The council has said they are keen to improve air quality but wants to ensure any impact on residents and businesses in the city is proportionate.

Cllr Dave Ashmore, Portsmouth City Council's Cabinet Member for Environment and Climate Change, said: "Improving air quality in the city is an urgent matter, one which has seen the Government discussing imposing a charging Clean Air Zone on Portsmouth like they have in other places. 

 

"Our analysis has shown that a Class B Clean Air Zone, with additional measures, would achieve the level of compliance needed to ensure the health and wellbeing of people in our city whilst not impacting the economy of our city.
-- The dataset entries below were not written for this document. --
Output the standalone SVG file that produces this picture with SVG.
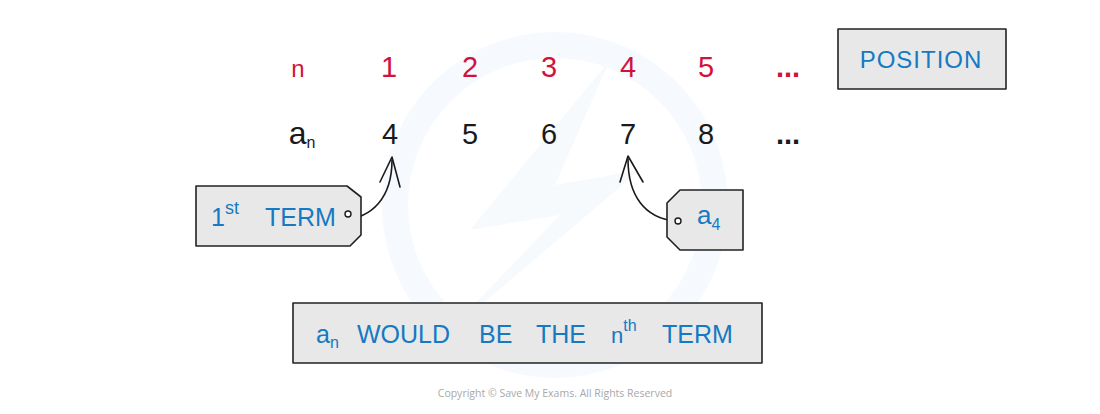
<svg xmlns="http://www.w3.org/2000/svg" width="1100" height="414" viewBox="0 0 1100 414">
<style>
.red{fill:#d1133b;font-family:"Liberation Sans",Arial,sans-serif}
.blk{fill:#1a1a1a;font-family:"Liberation Sans",Arial,sans-serif}
.blue{fill:#1679c2;font-family:"Liberation Sans",Arial,sans-serif}
.box{fill:#e8e8e8;stroke:#222;stroke-width:1.6;stroke-linejoin:round}
.con{fill:none;stroke:#1a1a1a;stroke-width:1.6;stroke-linecap:round;stroke-linejoin:round}
.hole{fill:#fff;stroke:#1a1a1a;stroke-width:1.4}
</style>
<rect width="1100" height="414" fill="#fff"/>
<g id="watermark">
<circle cx="555" cy="205" r="160" fill="none" stroke="#f6f9fd" stroke-width="26"/>
<polygon points="610,60 470,230 560,215 440,340 640,170 555,185" fill="#f7fafd"/>
</g>
<g id="row-n" class="red" font-size="29" text-anchor="middle">
<text x="298" y="77" font-size="24">n</text>
<text x="389" y="77">1</text>
<text x="470" y="77">2</text>
<text x="549" y="77">3</text>
<text x="628" y="77">4</text>
<text x="706" y="77">5</text>
<text x="788" y="77" font-weight="bold">...</text>
</g>
<g id="row-a" class="blk" font-size="29" text-anchor="middle">
<text x="302" y="144" font-size="32">a<tspan font-size="16" dy="4">n</tspan></text>
<text x="390" y="144">4</text>
<text x="470" y="144">5</text>
<text x="549" y="144">6</text>
<text x="628" y="144">7</text>
<text x="706" y="144">8</text>
<text x="788" y="144" font-weight="bold">...</text>
</g>
<g id="position">
<rect class="box" x="838" y="29" width="168" height="60"/>
<text class="blue" x="921" y="68" font-size="24" text-anchor="middle" letter-spacing="1">POSITION</text>
</g>
<g id="connectors">
<path class="con" d="M343,220 C372,218 392,198 392,160"/>
<path class="con" d="M380,182 L392,157 L400,187"/>
<path class="con" d="M675,221 C645,218 628,196 628,159"/>
<path class="con" d="M620,182 L628,156 L643,182"/>
</g>
<g id="tag-first">
<polygon class="box" points="196,186 347,186 361,197 361,235 350,246 196,246"/>
<circle class="hole" cx="348" cy="214" r="3"/>
<text class="blue" x="211" y="226" font-size="25">1<tspan font-size="18" dy="-12">st</tspan></text>
<text class="blue" x="265" y="226" font-size="25">TERM</text>
</g>
<g id="tag-a4">
<polygon class="box" points="680,190 743,190 743,250 680,250 667,237 667,203"/>
<circle class="hole" cx="678" cy="221" r="3"/>
<text class="blue" x="697" y="224" font-size="26">a<tspan font-size="16" dy="6">4</tspan></text>
</g>
<g id="nth-box">
<rect class="box" x="293" y="303" width="469" height="60"/>
<text class="blue" font-size="25" y="343">
<tspan x="316">a</tspan><tspan font-size="16" dy="5">n</tspan>
<tspan x="357" dy="-5">WOULD</tspan>
<tspan x="479">BE</tspan>
<tspan x="536">THE</tspan>
<tspan x="611" font-size="22">n</tspan><tspan font-size="16" dy="-12">th</tspan>
<tspan x="662" dy="12">TERM</tspan>
</text>
</g>
<text x="555" y="397" font-family="'Open Sans','Liberation Sans',sans-serif" font-size="10.5" fill="#a8a8a8" text-anchor="middle">Copyright © Save My Exams. All Rights Reserved</text>
</svg>
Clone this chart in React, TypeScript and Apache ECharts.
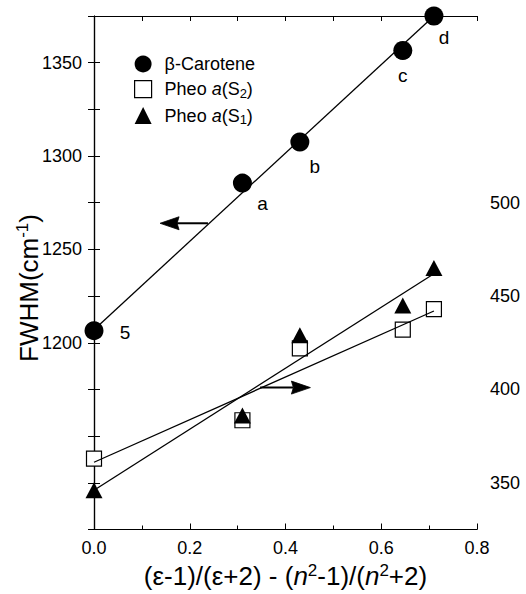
import React, { useEffect, useRef } from "react";
import * as echarts from "echarts";

// ---- data ----
const xCarotene = [0, 0.31, 0.43, 0.645, 0.71];
const yCarotene = [1206.5, 1285.5, 1307.5, 1356.5, 1375];
const caroteneLabels = ["5", "a", "b", "c", "d"];

const xPheo = [0, 0.31, 0.43, 0.645, 0.71];
const yPheoS2 = [363, 383.5, 422, 432, 443];
const yPheoS1 = [346, 386, 429, 445, 465];

const fitX = [0, 0.71];
const fitCarotene = [1207, 1375];
const fitPheoS2 = [361, 442];
const fitPheoS1 = [346, 462];

// arrows: [tail x, tip x] at a fixed y, on the left (FWHM) and right axes
const arrowLeftX = [0.238, 0.138];
const arrowLeftY = 1264;
const arrowRightX = [0.347, 0.452];
const arrowRightY = 401;

const xTickValues = [0, 0.2, 0.4, 0.6, 0.8];
const leftTickLabels = [1200, 1250, 1300, 1350];
const rightTickLabels = [350, 400, 450, 500];

const FONT = "'Liberation Sans', Arial, Helvetica, sans-serif";

export default function App() {
  const ref = useRef<HTMLDivElement>(null);

  useEffect(() => {
    if (!ref.current) return;
    const chart = echarts.init(ref.current, null, { renderer: "svg" });

    const labelOffsets = [
      [31, 2],
      [20, 20],
      [15, 24],
      [0, 25],
      [10, 21],
    ];

    const legendRich = {
      n: { fontSize: 18, fontFamily: FONT, color: "#000" },
      i: { fontSize: 18, fontFamily: FONT, fontStyle: "italic", color: "#000" },
      sub: { fontSize: 13, fontFamily: FONT, color: "#000", padding: [8, 0, 0, 0] },
    };

    const yTitle = {
      type: "text",
      id: "ytitle",
      x: 29,
      y: 288,
      rotation: Math.PI / 2,
      style: {
        text: "{a|FWHM(cm}{s|-1}{a|)}",
        align: "center",
        verticalAlign: "middle",
        rich: {
          a: { fontSize: 26, fontFamily: FONT, fill: "#000", color: "#000" },
          s: { fontSize: 17, fontFamily: FONT, fill: "#000", color: "#000", padding: [0, 0, 13, 0] },
        },
      },
    };

    const option: any = {
      animation: false,
      backgroundColor: "#fff",
      color: ["#000"],
      textStyle: { fontFamily: FONT, color: "#000" },
      grid: { left: 94, right: 49, top: 16, bottom: 61, containLabel: false },
      legend: {
        orient: "vertical",
        left: 129,
        top: 50,
        itemWidth: 17,
        itemHeight: 17,
        itemGap: 7,
        selectedMode: false,
        data: [
          { name: "β-Carotene", icon: "circle", itemStyle: { color: "#000", opacity: 1 } },
          {
            name: "Pheo a(S2)",
            icon: "rect",
            itemStyle: { color: "#fff", borderColor: "#000", borderWidth: 1.2, opacity: 1 },
          },
          { name: "Pheo a(S1)", icon: "triangle", itemStyle: { color: "#000", opacity: 1 } },
        ],
        formatter: (name: string) => {
          if (name === "Pheo a(S2)") return "{n|Pheo }{i|a}{n|(S}{sub|2}{n|)}";
          if (name === "Pheo a(S1)") return "{n|Pheo }{i|a}{n|(S}{sub|1}{n|)}";
          return "{n|" + name + "}";
        },
        textStyle: { fontSize: 18, color: "#000", padding: [0, 0, 0, 8], rich: legendRich },
      },
      xAxis: [
        {
          type: "value",
          position: "bottom",
          min: 0,
          max: 0.8,
          interval: 0.2,
          name: "{t|(ε-1)/(ε+2) - (}{it|n}{sup|2}{t|-1)/(}{it|n}{sup|2}{t|+2)}",
          nameLocation: "middle",
          nameGap: 32,
          nameTextStyle: {
            rich: {
              t: { fontSize: 26, fontFamily: FONT, color: "#000" },
              it: { fontSize: 26, fontFamily: FONT, fontStyle: "italic", color: "#000" },
              sup: { fontSize: 17, fontFamily: FONT, color: "#000", padding: [0, 0, 12, 0] },
            },
          },
          axisLine: { show: true, lineStyle: { color: "#000", width: 1.2 } },
          axisTick: { show: true, inside: true, length: 6, lineStyle: { color: "#000" } },
          minorTick: { show: true, splitNumber: 2, length: 4, lineStyle: { color: "#000" } },
          splitLine: { show: false },
          minorSplitLine: { show: false },
          axisLabel: {
            fontSize: 18,
            color: "#000",
            margin: 9,
            formatter: (v: number) =>
              xTickValues.some((t) => Math.abs(t - v) < 1e-6) ? v.toFixed(1) : "",
          },
        },
        {
          type: "value",
          position: "top",
          min: 0,
          max: 0.8,
          interval: 0.1,
          axisLine: { show: true, lineStyle: { color: "#000", width: 1.2 } },
          axisTick: { show: true, inside: true, length: 5, lineStyle: { color: "#000" } },
          axisLabel: { show: false },
          splitLine: { show: false },
        },
      ],
      yAxis: [
        {
          type: "value",
          position: "left",
          min: 1100,
          max: 1375,
          interval: 25,
          axisLine: { show: true, lineStyle: { color: "#000", width: 1.2 } },
          axisTick: { show: true, inside: true, length: 6, lineStyle: { color: "#000" } },
          splitLine: { show: false },
          axisLabel: {
            fontSize: 18,
            color: "#000",
            margin: 12,
            formatter: (v: number) => (leftTickLabels.includes(v) ? String(v) : ""),
          },
        },
        {
          type: "value",
          position: "right",
          min: 325,
          max: 600,
          interval: 25,
          axisLine: { show: true, lineStyle: { color: "#000", width: 1.2 } },
          axisTick: { show: true, inside: true, length: 6, lineStyle: { color: "#000" } },
          splitLine: { show: false },
          axisLabel: {
            fontSize: 18,
            color: "#000",
            margin: 13,
            formatter: (v: number) => (rightTickLabels.includes(v) ? String(v) : ""),
          },
        },
      ],
      graphic: [yTitle],
      series: [
        {
          name: "fit-carotene",
          type: "line",
          xAxisIndex: 0,
          yAxisIndex: 0,
          data: fitX.map((x, i) => [x, fitCarotene[i]]),
          showSymbol: false,
          symbol: "none",
          silent: true,
          clip: false,
          itemStyle: { color: "#000" },
          lineStyle: { color: "#000", width: 1.3 },
        },
        {
          name: "fit-s2",
          type: "line",
          xAxisIndex: 0,
          yAxisIndex: 1,
          data: fitX.map((x, i) => [x, fitPheoS2[i]]),
          showSymbol: false,
          symbol: "none",
          silent: true,
          itemStyle: { color: "#000" },
          lineStyle: { color: "#000", width: 1.3 },
        },
        {
          name: "fit-s1",
          type: "line",
          xAxisIndex: 0,
          yAxisIndex: 1,
          data: fitX.map((x, i) => [x, fitPheoS1[i]]),
          showSymbol: false,
          symbol: "none",
          silent: true,
          itemStyle: { color: "#000" },
          lineStyle: { color: "#000", width: 1.3 },
        },
        {
          name: "Pheo a(S2)",
          type: "scatter",
          xAxisIndex: 0,
          yAxisIndex: 1,
          symbol: "rect",
          symbolSize: 15,
          clip: false,
          itemStyle: { color: "#fff", borderColor: "#000", borderWidth: 1.2, opacity: 1 },
          data: xPheo.map((x, i) => [x, yPheoS2[i]]),
        },
        {
          name: "Pheo a(S1)",
          type: "scatter",
          xAxisIndex: 0,
          yAxisIndex: 1,
          symbol: "triangle",
          symbolSize: [17, 16],
          clip: false,
          itemStyle: { color: "#000", opacity: 1 },
          data: xPheo.map((x, i) => [x, yPheoS1[i]]),
        },
        {
          name: "β-Carotene",
          type: "scatter",
          xAxisIndex: 0,
          yAxisIndex: 0,
          symbol: "circle",
          symbolSize: 19,
          clip: false,
          itemStyle: { color: "#000", opacity: 1 },
          data: xCarotene.map((x, i) => ({
            value: [x, yCarotene[i]],
            label: {
              show: true,
              formatter: caroteneLabels[i],
              position: "inside",
              offset: labelOffsets[i],
              fontSize: 19,
              color: "#000",
              fontFamily: FONT,
            },
          })),
        },
      ],
    };

    chart.setOption(option);

    // arrows, placed through the axes' own scales
    const HEAD_LEN = 19;
    const HEAD_HALF = 6.5;
    const makeArrow = (xs: number[], y: number, yAxisIndex: number, id: string) => {
      const tail = chart.convertToPixel({ xAxisIndex: 0, yAxisIndex }, [xs[0], y]) as number[];
      const tip = chart.convertToPixel({ xAxisIndex: 0, yAxisIndex }, [xs[1], y]) as number[];
      const dir = Math.sign(tip[0] - tail[0]);
      const baseX = tip[0] - dir * HEAD_LEN;
      const notchX = tip[0] - dir * (HEAD_LEN - 2);
      return [
        {
          type: "line",
          id: id + "-shaft",
          silent: true,
          shape: { x1: tail[0], y1: tail[1], x2: notchX, y2: tip[1] },
          style: { stroke: "#000", lineWidth: 2 },
        },
        {
          type: "polygon",
          id: id + "-head",
          silent: true,
          shape: {
            points: [
              [tip[0], tip[1]],
              [baseX, tip[1] - HEAD_HALF],
              [notchX, tip[1]],
              [baseX, tip[1] + HEAD_HALF],
            ],
          },
          style: { fill: "#000", stroke: "#000", lineWidth: 0.8 },
        },
      ];
    };

    chart.setOption({
      graphic: [
        yTitle,
        ...makeArrow(arrowLeftX, arrowLeftY, 0, "arrowL"),
        ...makeArrow(arrowRightX, arrowRightY, 1, "arrowR"),
      ],
    });

    return () => chart.dispose();
  }, []);

  return (
    <div
      ref={ref}
      style={{ position: "fixed", left: 0, top: 0, width: 526, height: 594, background: "#fff" }}
    />
  );
}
"Right from the start I have been concerned about the massive economic impact that a government imposed Class D clean air zone would have had on residents here. Many people just can't afford to replace their old car. 

 

"Although the Government could still impose a class D zone on our city, we need to continue with the additional measures to improve our air quality, such as the extra trees being planted, improvements for cycling and the anti-engine idling campaign."

The government could enforce a class D clean air zone where every vehicle is charged, but the council is proposing a class B zone that would mean a daily charge for older, more polluting buses, coaches, taxis, private hire vehicles, and heavy good vehicles. 

 

Petrol vehicles that are Euro 4 or newer, and diesel vehicles that are Euro 6 or newer, would not be charged.

The council's modelling shows a class B zone, with a package of other non-charging measures is likely to meet the required air quality standards in the city by the government deadline during 2022.

Extra non-charging measures are also currently being developed which the council is confident would mean the city's air quality would improve even sooner. 

 

Details of these will be announced once they are finalised.

The plans will be considered by the council's Cabinet at a meeting on 9 September, where a decision will be made if they should be submitted to government as part of Portsmouth's Air Quality Local Plan for submission to Government’s Joint Air Quality Unit by 31 October. 

 

From this plan Government will then confirm the approach Portsmouth will be required to take and the level of Clean Air Zone they must implement.